Тыы-ы! Давай сбежим отсюда вместе!.. - страница 11
Когда я чуть не убил мою типа первую жену.
Открывалкой для консервов. «Типа жена» — потому что расписались мы с ней первого апреля. Это было результатом сложных спекуляций с её и с моей стороны. А в начале июля развелись, ни одних суток не прожив под одной крышей.
Почему открывалкой? Потому что больше ничего такого под рукой не было. В комнате опустевшей общаги, залитой солнцем по самые гогошары.
Она неожиданно вошла и с порога начала говорить.
Я хотел выйти из комнаты.
«Я не выпущу! тебя отсюю-ююда-ау!!!» — надсадным голосом сказала она, посверкивая очками на сером лице.
И заперла дверь изнутри.
Вытащила ключ и спрятала куда-то к себе.
Щёлк! Во мне что-то щелкнуло — за затылком. Она начала говоритьговоритьговоритьверещатьговорить… Она хотела что-то съесть из меня. Что-то, без чего бы я престал быть собой. Щёлк! Во мне наступила тишина и в этой тишине — одна-единственная безмятежная мысль: нужно что-то сделать, чтобы она замолчала.
просто замолчала.
за-мол-ча-ла. Я подошёл к открытому окну. выглянул. третий этаж всего, низковато. не убьётся. только визгу будет. а нужно — чтобы замолчала.
просто замолчала. обошёл комнату. вернулся к столу. открывалка сверкала на солнце возле недоеденной банки рыбных консервов. коротковата будет. но ничего. Она продолжала говорить, глядя вываливающимися глазами, как я безмятежно беру открывалку в руку, как я заношу руку за спину, она не могла остановиться, хотя уже всё поняла….
Тут в дверь начали стучать.
Это был Маратка. О, как эта дверь распахнулась! Прямо в свободу. Сразу за порогом бился тайфун бескрайней свободы. Я молча вытолкнул Тиану из комнаты, запер дверь, и мы с Маратом мигом оказались на улице.
Да, Марат спас нас тогда. Потому что даже не в этой запертости был ужас, не в том что я убил бы её. Самым жутким было ощущение, что, кроме нас с ней, в комнате был кто-то ещё.
Кто-то, кто хотел сожрать и её, и меня. Угольно-черная тень — как косой парус за нашими спинами.

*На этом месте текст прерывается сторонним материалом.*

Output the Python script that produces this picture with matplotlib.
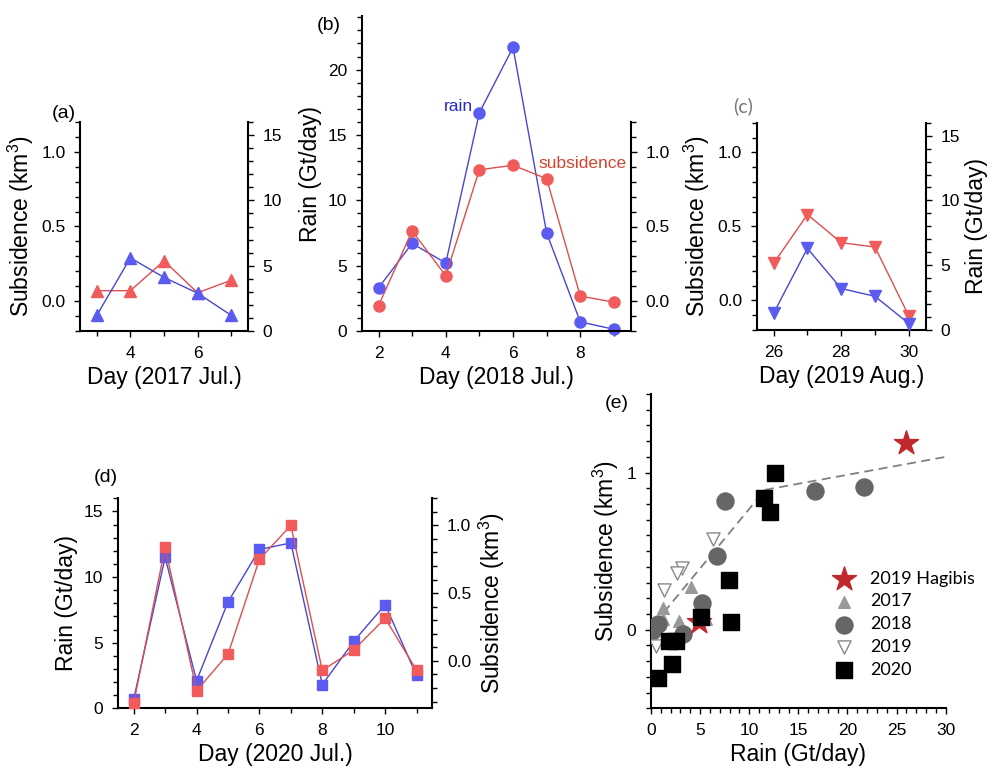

Он виден, когда я смотрю в ту комнату извне. В минуту откровенности Тиана сказала мне, что идет по жизни, как пьяница вдоль забора — от штакетины к штакетине. Она шла от человека к человеку, вцепляясь изо всех своих сил.
Я ей благодарен. За то что я разлюбил жалость. Мне не жаль себя. Я бы её убил. По-моему, это лучшее, что я для неё сделал. Я был первым, кто остановил ненадолго её в этой мутно-серой жалости. Она впервые ощутила, что за это могут и убить.
Я бы её убил ещё и ещё, если бы этого было мало.
Я был похож на неё. Мне было безумно себя жаль. Даже мои попытки гарантированного суицида не могли меня вылечить от жалости.
После неё я стал более умерен в этом:-) Благодаря Тиане я понял, наконец, ЧТО я хотел убить в себе, — вот эту вот жалость, блятть! Но для этого оказалось необязательным убивать всего себя, хе-хе! Я хохотал ей в лицо, когда она заявилась через пару месяцев. Чтобы возобновить «отношения»:-). В лучшем своём тёмно-синем бархатном платье, с полагавшимися к нему несколькими годами экономии её родителей-пенсионеров. В виде мелкого золота в ушах и на пальце. Она, как всегда, начала с чего? С того, что не может без меня жить и покончит с собой. Если я не дам пососать мой хуй.
Я начал ржать, как подорванный. И тут, наконец, до неё дошло! НАКОНЕЦ она оскорбилась настолько, чтобы понять — я действительно не люблю её!
Ха-ха-ха! Она, наконец, допустила, что её могут не любить. ПРЕДСТАВЛЯЕТЕ?!! А до этого что-то в ней было непоколебимо уверено в обратном. И она, очевидно, представляла себе, что позволяет мне любить её. И чтобы приободрить меня, попытается в очередной раз покончить собой.
Хохо-хохохох! Она была регулярной пациенткой психушки. С залётами по полгода, а то и по году. Бесконечные академические отпуски однажды выпустили её. Было очередное возвращение этой звезды факультета. Беспесды, — по общему мнению профессоров, она была одной из самых талантливых студенок чуть ли не за всё время существования университета. Правда, я не имел ни малейшего понятия о том, кто она такая. Был первый в моей жизни период недолгого покоя. Мне не верилось, что я могу так себя чувствовать — неосвежёванным.